### EXERCISE
Show all lines from the listing below that contain "Output".

### MATERIAL SHOWN
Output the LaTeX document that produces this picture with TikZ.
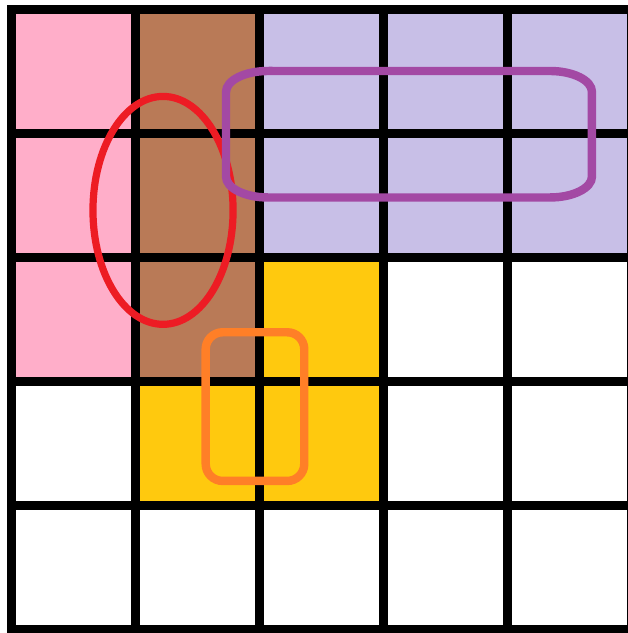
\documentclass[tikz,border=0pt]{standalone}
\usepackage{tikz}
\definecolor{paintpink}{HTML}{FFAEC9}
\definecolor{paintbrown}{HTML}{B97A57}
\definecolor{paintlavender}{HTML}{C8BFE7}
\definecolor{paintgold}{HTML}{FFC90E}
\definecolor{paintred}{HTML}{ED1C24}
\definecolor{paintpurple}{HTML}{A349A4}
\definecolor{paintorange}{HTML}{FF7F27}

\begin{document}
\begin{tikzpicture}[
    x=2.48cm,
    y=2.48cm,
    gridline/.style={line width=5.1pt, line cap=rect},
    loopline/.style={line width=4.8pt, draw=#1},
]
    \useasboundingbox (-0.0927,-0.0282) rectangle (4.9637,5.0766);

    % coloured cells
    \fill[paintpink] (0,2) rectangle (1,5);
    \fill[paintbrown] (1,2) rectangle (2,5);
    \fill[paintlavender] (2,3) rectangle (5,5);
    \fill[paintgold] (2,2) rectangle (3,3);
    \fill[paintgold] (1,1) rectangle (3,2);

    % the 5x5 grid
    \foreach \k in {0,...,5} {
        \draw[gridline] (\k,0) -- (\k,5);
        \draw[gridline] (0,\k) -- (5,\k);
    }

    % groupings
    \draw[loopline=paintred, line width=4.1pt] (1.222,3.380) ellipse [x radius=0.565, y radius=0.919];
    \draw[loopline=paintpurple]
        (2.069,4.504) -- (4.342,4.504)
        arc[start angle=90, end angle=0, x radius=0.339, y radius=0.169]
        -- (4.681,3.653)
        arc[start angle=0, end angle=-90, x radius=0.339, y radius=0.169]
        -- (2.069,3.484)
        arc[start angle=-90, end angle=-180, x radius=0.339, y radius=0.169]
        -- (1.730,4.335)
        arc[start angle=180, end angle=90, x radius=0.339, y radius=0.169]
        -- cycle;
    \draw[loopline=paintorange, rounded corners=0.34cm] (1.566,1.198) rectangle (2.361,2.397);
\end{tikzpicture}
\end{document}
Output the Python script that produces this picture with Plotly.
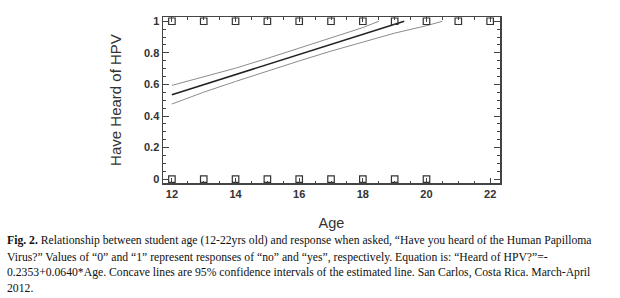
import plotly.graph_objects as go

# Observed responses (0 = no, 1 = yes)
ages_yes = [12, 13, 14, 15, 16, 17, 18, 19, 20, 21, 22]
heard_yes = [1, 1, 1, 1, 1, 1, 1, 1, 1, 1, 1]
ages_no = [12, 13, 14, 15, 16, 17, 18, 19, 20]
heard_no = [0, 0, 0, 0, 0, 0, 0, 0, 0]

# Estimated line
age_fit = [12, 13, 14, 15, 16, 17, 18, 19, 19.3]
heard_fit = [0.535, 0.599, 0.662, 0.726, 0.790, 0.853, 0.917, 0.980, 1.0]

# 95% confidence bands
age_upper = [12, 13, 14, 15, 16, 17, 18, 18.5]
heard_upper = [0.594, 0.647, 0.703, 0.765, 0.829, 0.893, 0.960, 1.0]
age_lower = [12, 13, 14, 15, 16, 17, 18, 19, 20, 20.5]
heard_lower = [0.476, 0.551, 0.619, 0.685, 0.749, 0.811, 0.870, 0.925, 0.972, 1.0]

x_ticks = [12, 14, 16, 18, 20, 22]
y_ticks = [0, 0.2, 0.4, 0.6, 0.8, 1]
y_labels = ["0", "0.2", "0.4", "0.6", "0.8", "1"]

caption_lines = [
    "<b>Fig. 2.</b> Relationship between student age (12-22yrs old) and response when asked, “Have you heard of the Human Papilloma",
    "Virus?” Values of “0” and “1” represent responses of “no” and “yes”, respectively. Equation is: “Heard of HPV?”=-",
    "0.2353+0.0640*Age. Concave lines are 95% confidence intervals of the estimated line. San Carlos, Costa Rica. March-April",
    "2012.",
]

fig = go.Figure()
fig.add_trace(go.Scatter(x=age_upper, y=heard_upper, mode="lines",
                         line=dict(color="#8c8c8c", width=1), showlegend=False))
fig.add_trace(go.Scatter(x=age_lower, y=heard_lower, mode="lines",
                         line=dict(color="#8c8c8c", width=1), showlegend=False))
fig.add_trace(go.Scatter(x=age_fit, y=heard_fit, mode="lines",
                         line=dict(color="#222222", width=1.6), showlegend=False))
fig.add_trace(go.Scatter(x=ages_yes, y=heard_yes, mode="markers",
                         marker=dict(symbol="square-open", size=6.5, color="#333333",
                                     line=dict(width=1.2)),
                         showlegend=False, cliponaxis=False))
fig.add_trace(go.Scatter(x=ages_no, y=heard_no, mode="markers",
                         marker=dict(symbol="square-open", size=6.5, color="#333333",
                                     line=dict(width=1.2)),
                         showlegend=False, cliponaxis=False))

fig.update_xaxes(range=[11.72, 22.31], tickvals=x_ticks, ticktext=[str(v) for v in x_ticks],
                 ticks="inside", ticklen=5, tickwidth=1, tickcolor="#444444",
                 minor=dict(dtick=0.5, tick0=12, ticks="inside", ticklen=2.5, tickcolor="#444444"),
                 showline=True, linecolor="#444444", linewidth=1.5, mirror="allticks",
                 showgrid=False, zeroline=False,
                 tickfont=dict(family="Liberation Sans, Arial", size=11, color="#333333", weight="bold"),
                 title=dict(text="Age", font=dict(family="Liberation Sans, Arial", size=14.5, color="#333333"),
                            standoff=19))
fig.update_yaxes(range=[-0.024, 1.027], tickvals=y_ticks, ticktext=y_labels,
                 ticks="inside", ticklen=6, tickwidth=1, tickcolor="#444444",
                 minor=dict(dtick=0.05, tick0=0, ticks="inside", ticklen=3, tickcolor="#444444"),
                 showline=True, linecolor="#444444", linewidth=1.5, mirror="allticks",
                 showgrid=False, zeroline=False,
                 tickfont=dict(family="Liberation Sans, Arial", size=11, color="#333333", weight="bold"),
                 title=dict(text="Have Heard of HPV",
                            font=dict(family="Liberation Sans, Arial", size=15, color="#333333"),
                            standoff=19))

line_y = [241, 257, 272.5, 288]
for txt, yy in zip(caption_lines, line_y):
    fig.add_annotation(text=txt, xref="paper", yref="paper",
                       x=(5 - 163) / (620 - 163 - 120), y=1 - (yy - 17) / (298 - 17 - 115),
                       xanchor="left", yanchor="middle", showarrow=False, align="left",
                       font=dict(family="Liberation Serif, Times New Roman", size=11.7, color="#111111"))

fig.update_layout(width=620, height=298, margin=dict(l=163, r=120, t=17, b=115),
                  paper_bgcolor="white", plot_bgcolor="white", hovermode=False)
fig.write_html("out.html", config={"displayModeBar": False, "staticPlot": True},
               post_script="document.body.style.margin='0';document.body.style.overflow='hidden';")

...

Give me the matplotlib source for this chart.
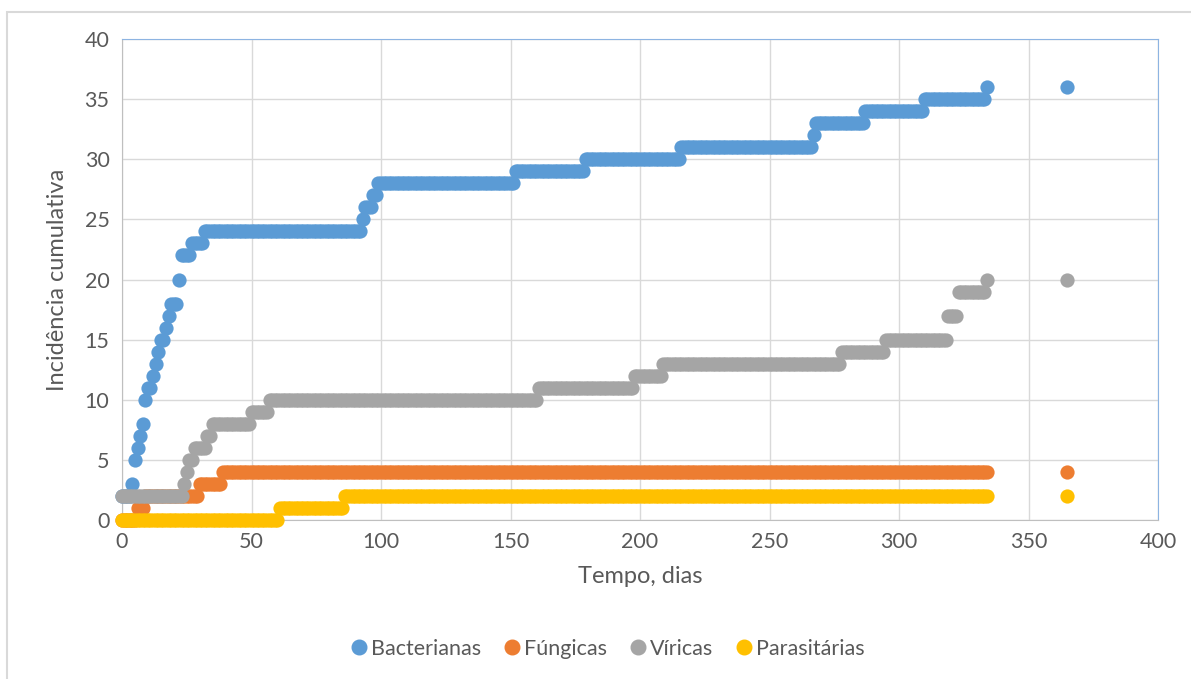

...

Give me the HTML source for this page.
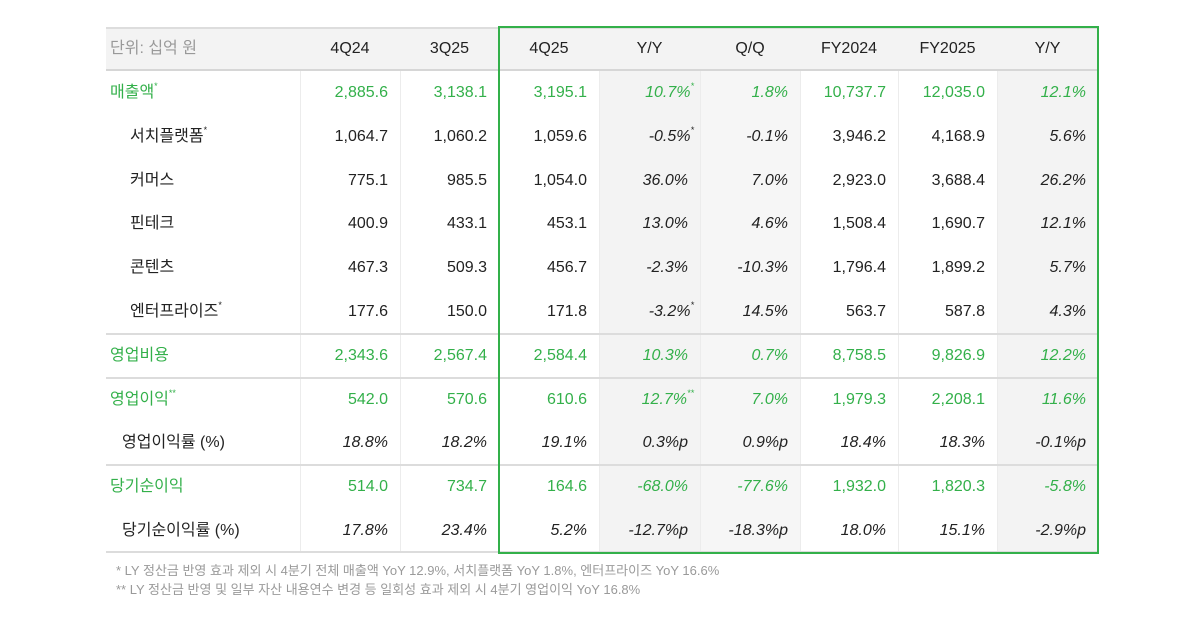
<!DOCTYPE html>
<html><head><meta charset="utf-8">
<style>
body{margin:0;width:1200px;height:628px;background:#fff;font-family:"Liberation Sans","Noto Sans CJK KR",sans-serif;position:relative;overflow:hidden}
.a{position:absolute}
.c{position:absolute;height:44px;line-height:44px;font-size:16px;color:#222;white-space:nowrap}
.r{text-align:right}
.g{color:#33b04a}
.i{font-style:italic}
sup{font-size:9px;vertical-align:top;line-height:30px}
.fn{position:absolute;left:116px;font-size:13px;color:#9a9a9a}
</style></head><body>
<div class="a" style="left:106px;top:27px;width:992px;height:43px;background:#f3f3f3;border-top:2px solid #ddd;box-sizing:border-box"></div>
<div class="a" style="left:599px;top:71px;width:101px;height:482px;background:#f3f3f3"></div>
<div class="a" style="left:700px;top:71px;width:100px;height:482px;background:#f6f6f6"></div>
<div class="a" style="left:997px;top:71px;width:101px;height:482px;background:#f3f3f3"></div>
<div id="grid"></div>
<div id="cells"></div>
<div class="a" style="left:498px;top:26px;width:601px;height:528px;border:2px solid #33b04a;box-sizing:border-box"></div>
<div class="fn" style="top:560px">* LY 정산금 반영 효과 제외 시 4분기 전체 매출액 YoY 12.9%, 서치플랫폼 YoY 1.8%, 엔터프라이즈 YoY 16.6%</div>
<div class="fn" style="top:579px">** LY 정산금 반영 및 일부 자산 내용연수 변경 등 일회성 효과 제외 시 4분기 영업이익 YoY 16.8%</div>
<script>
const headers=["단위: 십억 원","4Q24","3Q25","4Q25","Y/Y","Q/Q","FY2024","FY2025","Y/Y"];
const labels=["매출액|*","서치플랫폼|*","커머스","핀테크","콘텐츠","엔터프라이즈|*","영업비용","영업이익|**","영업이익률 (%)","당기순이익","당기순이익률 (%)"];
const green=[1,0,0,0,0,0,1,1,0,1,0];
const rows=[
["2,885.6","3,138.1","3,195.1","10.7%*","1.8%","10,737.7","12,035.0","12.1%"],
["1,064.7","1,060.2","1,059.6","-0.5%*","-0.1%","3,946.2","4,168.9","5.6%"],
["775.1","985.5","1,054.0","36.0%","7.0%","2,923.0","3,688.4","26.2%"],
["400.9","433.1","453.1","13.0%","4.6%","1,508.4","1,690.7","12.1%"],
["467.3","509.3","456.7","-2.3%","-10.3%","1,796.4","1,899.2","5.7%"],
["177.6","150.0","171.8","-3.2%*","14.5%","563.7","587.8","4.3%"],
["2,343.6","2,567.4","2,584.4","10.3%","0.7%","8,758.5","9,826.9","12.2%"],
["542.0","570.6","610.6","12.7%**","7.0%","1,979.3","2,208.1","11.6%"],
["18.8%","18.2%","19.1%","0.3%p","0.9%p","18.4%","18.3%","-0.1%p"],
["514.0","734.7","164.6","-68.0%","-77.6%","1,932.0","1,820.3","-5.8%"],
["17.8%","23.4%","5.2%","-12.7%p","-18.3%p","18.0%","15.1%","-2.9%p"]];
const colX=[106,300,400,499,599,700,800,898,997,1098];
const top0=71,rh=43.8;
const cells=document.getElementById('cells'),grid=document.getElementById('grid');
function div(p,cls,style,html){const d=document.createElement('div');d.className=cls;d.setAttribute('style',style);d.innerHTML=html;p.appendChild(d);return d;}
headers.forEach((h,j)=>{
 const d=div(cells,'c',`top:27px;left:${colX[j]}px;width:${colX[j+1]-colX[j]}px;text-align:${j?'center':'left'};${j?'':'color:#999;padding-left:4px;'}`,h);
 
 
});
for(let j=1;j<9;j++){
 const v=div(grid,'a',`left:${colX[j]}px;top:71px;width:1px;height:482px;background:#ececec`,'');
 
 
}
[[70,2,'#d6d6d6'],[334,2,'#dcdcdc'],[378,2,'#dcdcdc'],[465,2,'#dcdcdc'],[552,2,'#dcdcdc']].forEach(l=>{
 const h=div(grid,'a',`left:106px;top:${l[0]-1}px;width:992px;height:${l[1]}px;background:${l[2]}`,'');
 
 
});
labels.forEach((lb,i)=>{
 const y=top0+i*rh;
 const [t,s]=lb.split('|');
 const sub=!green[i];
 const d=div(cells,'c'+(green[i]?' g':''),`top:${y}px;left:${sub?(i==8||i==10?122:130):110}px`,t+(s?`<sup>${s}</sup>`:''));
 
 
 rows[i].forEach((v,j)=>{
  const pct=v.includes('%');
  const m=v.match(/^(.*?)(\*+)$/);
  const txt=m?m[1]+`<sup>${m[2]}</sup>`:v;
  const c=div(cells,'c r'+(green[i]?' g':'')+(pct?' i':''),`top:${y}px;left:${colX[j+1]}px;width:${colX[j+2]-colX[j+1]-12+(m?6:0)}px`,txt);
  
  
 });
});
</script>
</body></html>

### ANSWER TO THE PROBLEM
Output the LaTeX document that produces this picture with TikZ.
Output the Python script that produces this picture with Plotly.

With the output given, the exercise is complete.